▸ Extracted data
_____

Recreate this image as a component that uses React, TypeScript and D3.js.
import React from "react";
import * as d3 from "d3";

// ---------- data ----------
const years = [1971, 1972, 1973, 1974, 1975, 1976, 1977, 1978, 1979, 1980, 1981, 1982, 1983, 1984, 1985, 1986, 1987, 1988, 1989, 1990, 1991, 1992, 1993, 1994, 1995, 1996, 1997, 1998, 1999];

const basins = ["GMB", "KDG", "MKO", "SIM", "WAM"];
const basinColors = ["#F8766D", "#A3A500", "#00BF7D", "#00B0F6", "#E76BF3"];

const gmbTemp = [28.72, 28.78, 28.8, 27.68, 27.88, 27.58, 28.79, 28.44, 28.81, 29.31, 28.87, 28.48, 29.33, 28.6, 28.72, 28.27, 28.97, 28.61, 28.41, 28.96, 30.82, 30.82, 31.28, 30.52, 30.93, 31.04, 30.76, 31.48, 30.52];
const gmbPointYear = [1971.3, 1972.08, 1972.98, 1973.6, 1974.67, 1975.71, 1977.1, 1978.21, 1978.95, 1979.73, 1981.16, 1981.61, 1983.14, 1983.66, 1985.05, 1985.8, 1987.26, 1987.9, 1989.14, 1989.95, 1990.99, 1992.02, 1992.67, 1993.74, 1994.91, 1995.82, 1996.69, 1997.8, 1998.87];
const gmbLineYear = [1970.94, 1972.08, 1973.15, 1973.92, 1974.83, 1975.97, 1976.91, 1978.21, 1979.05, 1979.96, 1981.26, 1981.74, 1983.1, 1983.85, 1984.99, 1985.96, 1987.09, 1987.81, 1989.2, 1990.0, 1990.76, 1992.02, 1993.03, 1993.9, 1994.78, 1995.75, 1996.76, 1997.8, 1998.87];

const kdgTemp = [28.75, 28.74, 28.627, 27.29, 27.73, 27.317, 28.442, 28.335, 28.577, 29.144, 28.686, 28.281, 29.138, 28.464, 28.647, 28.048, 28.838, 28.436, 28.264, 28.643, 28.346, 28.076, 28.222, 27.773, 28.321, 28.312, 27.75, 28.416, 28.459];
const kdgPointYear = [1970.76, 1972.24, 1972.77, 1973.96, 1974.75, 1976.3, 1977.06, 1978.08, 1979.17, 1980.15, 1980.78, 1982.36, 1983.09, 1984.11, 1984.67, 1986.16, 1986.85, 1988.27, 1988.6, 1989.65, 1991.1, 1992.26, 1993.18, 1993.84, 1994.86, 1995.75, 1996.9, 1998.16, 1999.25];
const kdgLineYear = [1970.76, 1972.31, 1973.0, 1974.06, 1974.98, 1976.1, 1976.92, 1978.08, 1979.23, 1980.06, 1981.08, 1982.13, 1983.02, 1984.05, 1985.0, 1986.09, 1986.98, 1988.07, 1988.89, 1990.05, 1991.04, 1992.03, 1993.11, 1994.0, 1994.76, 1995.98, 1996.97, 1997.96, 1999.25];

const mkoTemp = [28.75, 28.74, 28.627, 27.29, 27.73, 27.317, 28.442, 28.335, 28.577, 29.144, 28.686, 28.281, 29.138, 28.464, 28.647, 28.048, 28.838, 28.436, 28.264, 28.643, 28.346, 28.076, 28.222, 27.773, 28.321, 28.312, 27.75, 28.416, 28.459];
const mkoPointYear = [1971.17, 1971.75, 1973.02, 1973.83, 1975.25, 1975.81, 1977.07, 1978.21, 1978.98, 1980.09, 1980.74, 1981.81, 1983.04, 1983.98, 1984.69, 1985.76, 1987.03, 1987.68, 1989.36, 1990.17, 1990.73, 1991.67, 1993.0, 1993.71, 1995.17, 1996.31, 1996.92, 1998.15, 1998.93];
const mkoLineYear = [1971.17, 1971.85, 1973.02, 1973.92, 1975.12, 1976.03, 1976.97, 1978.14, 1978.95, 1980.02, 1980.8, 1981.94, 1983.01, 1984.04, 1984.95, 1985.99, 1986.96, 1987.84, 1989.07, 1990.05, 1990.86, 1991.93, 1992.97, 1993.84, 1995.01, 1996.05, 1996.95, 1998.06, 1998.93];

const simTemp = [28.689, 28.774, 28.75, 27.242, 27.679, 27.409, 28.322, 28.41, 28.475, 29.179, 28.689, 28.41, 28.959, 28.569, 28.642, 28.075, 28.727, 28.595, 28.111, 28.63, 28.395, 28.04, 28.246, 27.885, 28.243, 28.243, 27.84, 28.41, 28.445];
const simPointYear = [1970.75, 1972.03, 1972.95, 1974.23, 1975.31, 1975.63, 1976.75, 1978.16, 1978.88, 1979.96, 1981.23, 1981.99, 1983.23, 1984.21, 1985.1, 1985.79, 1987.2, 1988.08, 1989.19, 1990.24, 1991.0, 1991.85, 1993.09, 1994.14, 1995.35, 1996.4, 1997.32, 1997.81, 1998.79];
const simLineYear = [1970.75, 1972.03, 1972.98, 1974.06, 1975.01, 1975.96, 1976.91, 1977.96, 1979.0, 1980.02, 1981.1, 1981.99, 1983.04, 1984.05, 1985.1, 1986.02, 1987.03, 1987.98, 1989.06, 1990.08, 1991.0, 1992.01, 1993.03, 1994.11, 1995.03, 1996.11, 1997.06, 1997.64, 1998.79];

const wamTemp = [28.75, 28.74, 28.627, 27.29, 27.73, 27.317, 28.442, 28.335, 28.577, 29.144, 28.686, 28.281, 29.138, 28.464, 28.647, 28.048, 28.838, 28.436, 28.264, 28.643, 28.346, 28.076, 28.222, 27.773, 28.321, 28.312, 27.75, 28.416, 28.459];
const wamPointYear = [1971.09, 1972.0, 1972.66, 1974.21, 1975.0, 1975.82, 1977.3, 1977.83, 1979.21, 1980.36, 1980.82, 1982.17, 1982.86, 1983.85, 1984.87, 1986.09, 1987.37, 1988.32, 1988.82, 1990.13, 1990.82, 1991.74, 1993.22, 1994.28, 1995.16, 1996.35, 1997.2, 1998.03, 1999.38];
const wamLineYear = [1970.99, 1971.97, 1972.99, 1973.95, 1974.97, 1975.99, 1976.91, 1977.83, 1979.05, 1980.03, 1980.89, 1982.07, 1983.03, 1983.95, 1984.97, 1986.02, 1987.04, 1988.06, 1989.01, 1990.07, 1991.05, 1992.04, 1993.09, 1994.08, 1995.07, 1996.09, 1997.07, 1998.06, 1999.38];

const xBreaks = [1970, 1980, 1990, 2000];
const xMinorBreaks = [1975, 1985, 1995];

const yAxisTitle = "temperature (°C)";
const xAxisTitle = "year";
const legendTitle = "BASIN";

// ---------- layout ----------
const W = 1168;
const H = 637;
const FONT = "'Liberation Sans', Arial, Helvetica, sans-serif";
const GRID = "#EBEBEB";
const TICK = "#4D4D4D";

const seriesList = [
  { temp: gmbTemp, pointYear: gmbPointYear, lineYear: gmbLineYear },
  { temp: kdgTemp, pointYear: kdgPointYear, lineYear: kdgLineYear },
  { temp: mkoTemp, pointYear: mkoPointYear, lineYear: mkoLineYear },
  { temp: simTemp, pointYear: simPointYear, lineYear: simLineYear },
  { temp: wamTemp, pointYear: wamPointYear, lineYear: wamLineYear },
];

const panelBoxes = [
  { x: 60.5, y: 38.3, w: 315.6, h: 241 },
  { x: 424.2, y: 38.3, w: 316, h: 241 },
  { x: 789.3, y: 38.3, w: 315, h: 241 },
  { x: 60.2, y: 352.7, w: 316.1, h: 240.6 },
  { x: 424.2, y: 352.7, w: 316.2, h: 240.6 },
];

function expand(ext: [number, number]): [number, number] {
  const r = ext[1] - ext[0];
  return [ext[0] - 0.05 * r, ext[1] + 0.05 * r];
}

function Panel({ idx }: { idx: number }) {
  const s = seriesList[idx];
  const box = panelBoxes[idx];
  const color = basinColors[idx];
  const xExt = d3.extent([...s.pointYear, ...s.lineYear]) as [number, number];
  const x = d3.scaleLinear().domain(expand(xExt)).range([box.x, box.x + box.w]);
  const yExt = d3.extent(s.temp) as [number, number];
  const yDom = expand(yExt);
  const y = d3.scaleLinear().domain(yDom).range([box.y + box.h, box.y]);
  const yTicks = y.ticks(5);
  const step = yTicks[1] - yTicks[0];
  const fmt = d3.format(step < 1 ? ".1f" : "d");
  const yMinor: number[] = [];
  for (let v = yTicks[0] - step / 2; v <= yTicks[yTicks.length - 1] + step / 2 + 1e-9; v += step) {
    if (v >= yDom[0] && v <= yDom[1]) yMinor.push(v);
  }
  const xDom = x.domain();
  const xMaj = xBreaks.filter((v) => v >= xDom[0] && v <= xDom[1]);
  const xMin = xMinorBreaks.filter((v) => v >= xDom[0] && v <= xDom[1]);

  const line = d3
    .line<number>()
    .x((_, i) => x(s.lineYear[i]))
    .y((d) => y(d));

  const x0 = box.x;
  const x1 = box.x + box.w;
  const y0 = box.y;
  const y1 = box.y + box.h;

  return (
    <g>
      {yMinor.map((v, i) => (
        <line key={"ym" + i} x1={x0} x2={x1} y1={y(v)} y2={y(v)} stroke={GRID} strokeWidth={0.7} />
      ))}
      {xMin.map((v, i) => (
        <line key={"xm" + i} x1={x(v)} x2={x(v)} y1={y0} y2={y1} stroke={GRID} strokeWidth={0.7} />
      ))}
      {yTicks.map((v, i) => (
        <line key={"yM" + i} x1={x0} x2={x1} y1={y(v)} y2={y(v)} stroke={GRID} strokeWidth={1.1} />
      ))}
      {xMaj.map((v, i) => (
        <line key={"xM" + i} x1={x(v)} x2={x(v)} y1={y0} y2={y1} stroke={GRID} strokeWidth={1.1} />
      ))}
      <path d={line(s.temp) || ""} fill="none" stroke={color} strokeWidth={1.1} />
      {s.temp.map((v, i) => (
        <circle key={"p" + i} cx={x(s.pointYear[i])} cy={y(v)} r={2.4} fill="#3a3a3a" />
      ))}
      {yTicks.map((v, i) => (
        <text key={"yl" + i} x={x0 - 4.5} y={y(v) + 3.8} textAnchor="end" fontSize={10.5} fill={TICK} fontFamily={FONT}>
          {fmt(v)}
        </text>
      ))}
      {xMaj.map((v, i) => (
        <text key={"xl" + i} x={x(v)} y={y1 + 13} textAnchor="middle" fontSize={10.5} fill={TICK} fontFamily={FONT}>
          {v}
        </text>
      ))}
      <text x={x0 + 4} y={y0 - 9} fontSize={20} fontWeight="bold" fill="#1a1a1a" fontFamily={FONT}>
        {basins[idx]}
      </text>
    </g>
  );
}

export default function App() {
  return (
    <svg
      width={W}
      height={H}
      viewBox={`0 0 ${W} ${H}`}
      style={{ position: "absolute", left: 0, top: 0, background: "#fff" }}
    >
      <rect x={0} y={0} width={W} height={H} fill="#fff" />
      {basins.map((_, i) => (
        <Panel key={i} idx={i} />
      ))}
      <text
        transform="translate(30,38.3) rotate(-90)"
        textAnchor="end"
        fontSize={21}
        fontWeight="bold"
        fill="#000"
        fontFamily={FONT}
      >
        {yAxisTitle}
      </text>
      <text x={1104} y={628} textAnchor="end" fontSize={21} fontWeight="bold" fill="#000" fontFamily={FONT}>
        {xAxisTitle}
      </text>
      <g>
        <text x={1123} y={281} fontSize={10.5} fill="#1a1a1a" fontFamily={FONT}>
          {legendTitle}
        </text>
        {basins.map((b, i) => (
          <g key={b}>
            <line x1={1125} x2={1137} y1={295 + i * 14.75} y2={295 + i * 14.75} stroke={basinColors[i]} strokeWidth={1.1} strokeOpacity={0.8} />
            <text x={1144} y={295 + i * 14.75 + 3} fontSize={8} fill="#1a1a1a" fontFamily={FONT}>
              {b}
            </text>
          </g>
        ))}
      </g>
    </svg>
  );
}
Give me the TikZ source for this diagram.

_____

▸ Objective
Everything from the first line of the material through the line containing "1997, 1998, 1999];" is to be printed exactly; lines after that are to be left out.

▸ Final answer
Recreate this image as a component that uses React, TypeScript and D3.js.
import React from "react";
import * as d3 from "d3";

// ---------- data ----------
const years = [1971, 1972, 1973, 1974, 1975, 1976, 1977, 1978, 1979, 1980, 1981, 1982, 1983, 1984, 1985, 1986, 1987, 1988, 1989, 1990, 1991, 1992, 1993, 1994, 1995, 1996, 1997, 1998, 1999];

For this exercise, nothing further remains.